Mark Helprin has a provocative article in The New York Times on extending copyright protections to works indefinitely. As a practical matter, this has already been done in the wake of the Eldred decision. Eldred v. Ashcroft, 537 U.S. 186 (2003). Helprin argues:
Absent the government’s decree, copyright holders would have no exclusivity of right at all. Does not then the government’s giveth support its taketh? By that logic, should other classes of property not subject to total confiscation therefore be denied the protection of regulatory agencies, courts, police and the law itself lest they be subject to expropriation as payment for the considerable and necessary protections they too enjoy? Should automobile manufacturers be nationalized after 70 years because they depend on publicly financed roads? Should Goldman Sachs be impounded because of the existence of the Securities and Exchange Commission?

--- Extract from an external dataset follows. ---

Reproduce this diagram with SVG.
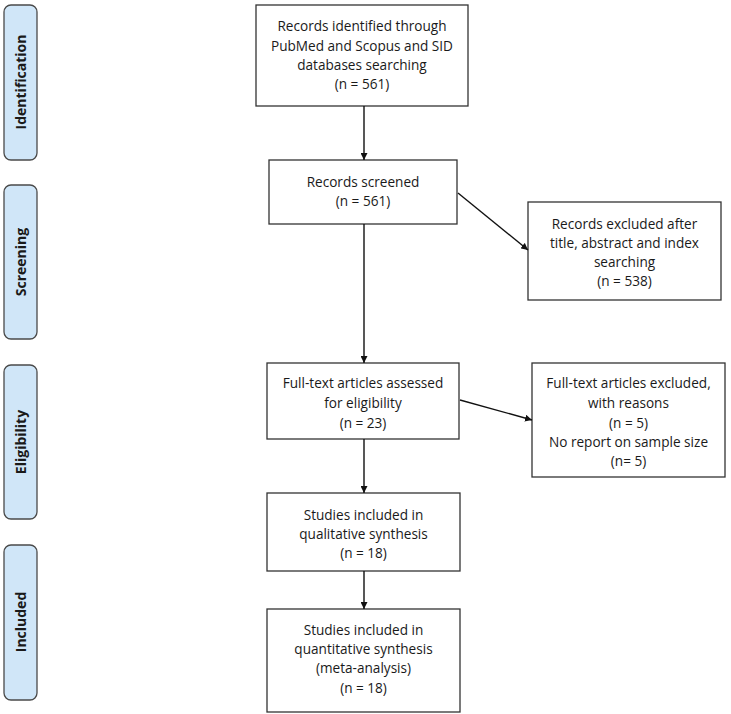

The problem with Helprin’s argument is that property rights and intellectual property rights aren’t the same thing. The Constitution’s allowance for limited copyrights is to preserve a strong and vital public sphere. Information is different from personal or real property in that the public intellectual commons is more in the public interest than the physical public commons. Eternal copyrights are invitations to rent-seeking behavior — authors and publishers would have more incentives to sit on an unprofitable work rather than release it into the public domain. Alternately, popular works could become cash cows that require no further work on the part of the author, creating a disincentive for the creation of new works. The language of the Copyright and Patent Clause makes the Founders’ intentions quite clear: it is a utilitarian Clause that seeks to “promote the progress of science and the useful arts” — not to provide a set of sweeping IP rights as the current system does.
Certainly authors and publishers deserve to have some protections of their work — the idea that information “wants to be free” ignores the reality that information isn’t free. It takes time and effort to develop and market a book, software program, song, or other work. That time and effort should be rewarded. However, the principle is stretched too far to make that argument that copyrights and patents should be extended without end.
Even in the context of real property, courts don’t give absolute and eternal protection. The Rule Against Perpetuities (the bane of every first-year property student’s existence) prevents property owners from passing on their estates to very distant beneficiaries. Courts are highly reticent to uphold deeds with unreasonably restrict the alienation of property — which means that a court won’t let you restrict the ability of a future beneficiary to sell your property unless the limitations are reasonable. All these restrictions are designed to prevent “dead hand” control and ensure that property is put to the best and highest use.
The same principle applies with intellectual property, which is why eternal copyrights are such a bad idea. They would foster a climate in which dead hand control would rule — while no doubt the Walt Disney Corporation would love to own Mickey Mouse in perpetuity, is it really good for the rest of society? The Founders’ wisdom when it comes to copyrights is no less relevant today than it was then — and the explosion of wasteful and ridiculous IP litigation is an example of what happens when the Courts ignore that wisdom in favor of catering to moneyed special interests. The Courts need to start taking the Copyright and Patent Clause seriously, or the problem of rent-seeking is only going to get worse.
UPDATE: Ilya Somin of The Volokh Conspiracy also has a detailed and cogent argument about why Helprin’s ideas don’t work, practically or constitutionally.